Chinese Temple in Brunei Town

There seemed to be a rush of entries yesterday about the development in Brunei. For today I thought I will look at the Chinese Temple. I wrote about the old Chinese Temple a couple of years back and received interesting comments. The original Chinese Temple is not at its location in front of Sungai Kianggeh. It was originally at the wharf. During the early 1950s, you can still find the old temple in between the Customs Building and the old Government Rest House (that Rest House became the Pelita Brunei office in the 1970s and 1980s and now completely demolished).



This is what it looked like around 1920s:



According to a research paper I came across, this first Chinese Temple was built in 1918. As the first World War raged on in Europe, apparently times were good for the Chinese towkays in Brunei. The Chinese businessmen were among the first to heed the British Resident's call to set up shops away from the Kampong Ayer. The original town centre on Kampong Ayer then was Kampong Bakut China, now known as Kampong Pekan Lama. The Chinese community then, mostly Hokkien from the Island of Quemoy were engaged in 'revenue farms' - agricultural areas let by the British Resident to grow cash crops such as tobacco and opium as well as do business including spirits, kerosene and matches. They were also engaged in amassing land especially rubber plantations and also rice plantations. So, it was a prosperous time for the community.

In 1918, Dato Cheok Boon Siok was the Dato Temenggong and he owned land and shophouses up and down the street now known as Jalan Sultan. The site chosen in front of Brunei River was geomantically suitable and owned by him which he donated to the building of that first temple. The temple when it was built was considered as a remarkable piece of architecture and cost around $8,075.50 (Straits Dollar) which is a considerable sum in those days. The money came from donations from shops and individuals in Labuan, Limbang and Brunei as well as levies on tobacco and white rice imports. The top contributor was a shop named Choon Guan.

The temple was named Teng Yun Temple (Temple of Flying Clouds) but it became better known as Twa Pa Kung Temple (Great Uncle Temple). The new temple in Jalan Kianggeh is also known officially as the Hall of Flying Clouds. The temple survived the bombings of the Second World War but by then the need of the expanding port led the government to acquire the area of the temple and that was when the temple was demolished and a new one is built where it is currently. The government provided $45,000 to the building of the new temple in 1960.

KH added this comment - "After the temple was built, a plaque was put up with the list of people who donated towards the construction. The plaque was made of wood, roughly 3 foot high and 8 foot wide and inscribed with the names of donors and the amount of their largesse in Chinese and cut into the wood with a blade. Years later, apparently there was a bitter dispute and someone took a saw an cut away a chunk of the plaque. The plaque is now tucked away in a quiet corner of the current temple.

The second story is that the temple was the only large building standing after the bombardments of Brunei Town in World War 2, first by the Japanese and Allies. My uncle remembers after the second bombing people were amused to find an unexploded bomb in the temple courtyard."
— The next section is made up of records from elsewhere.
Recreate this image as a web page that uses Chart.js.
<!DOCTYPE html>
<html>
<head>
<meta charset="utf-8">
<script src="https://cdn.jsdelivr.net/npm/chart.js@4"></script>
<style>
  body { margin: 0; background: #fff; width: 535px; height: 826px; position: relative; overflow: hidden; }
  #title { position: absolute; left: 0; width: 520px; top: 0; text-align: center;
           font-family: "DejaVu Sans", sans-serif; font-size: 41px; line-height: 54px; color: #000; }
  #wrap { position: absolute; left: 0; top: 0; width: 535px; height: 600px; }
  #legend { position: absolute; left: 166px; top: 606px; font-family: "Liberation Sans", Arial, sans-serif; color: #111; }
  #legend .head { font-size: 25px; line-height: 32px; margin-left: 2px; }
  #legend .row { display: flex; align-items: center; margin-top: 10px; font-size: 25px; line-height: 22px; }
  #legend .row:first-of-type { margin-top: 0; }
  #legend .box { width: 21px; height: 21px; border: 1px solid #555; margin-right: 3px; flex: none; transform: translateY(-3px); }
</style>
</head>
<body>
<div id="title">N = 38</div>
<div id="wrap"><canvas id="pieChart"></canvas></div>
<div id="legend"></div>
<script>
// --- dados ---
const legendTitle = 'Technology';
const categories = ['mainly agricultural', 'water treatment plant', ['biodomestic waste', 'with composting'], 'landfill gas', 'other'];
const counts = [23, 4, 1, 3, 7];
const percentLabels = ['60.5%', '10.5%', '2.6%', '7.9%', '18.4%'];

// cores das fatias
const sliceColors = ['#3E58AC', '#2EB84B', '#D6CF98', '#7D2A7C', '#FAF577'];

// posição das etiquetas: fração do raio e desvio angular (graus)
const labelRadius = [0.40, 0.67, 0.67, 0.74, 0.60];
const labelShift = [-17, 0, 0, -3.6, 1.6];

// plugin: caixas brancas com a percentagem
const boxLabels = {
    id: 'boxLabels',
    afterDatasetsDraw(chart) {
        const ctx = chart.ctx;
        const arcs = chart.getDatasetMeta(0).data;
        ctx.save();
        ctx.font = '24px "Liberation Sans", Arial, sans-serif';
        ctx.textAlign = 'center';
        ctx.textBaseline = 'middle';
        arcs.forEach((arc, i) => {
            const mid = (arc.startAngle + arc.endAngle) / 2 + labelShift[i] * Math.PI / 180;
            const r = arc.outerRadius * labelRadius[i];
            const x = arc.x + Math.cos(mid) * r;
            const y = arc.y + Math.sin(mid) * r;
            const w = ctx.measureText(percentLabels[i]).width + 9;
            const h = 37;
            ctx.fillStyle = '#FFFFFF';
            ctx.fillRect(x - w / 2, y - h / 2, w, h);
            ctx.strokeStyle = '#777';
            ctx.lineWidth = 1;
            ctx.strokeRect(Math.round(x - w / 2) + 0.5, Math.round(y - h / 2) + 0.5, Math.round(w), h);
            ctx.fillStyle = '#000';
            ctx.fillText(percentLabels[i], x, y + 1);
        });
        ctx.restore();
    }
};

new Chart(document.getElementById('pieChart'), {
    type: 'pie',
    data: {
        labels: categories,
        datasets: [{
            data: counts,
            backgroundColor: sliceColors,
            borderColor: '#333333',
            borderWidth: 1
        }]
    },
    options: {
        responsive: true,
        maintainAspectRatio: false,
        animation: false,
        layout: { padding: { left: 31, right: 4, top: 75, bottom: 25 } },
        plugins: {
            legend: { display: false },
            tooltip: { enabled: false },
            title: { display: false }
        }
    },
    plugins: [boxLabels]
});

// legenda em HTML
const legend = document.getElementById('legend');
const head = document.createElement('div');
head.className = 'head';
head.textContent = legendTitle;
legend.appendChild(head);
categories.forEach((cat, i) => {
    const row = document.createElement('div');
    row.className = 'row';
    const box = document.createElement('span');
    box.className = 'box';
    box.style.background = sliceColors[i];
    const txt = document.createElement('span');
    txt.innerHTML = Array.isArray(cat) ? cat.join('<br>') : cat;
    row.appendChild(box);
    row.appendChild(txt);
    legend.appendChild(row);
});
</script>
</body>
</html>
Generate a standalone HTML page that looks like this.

This is a photograph of the surviving Chinese Temple in the background after the aftermath of the Allied Forces bombing during the Second World War.



In the 1960s, the newly relocated temple was at Jalan Kianggeh. This is one of the earliest postcards showing that new temple:-

Comments

blacksnail said…
thanks for the post! i've been telling people that the current temple survived the 2nd world war, now i know is the wrong one.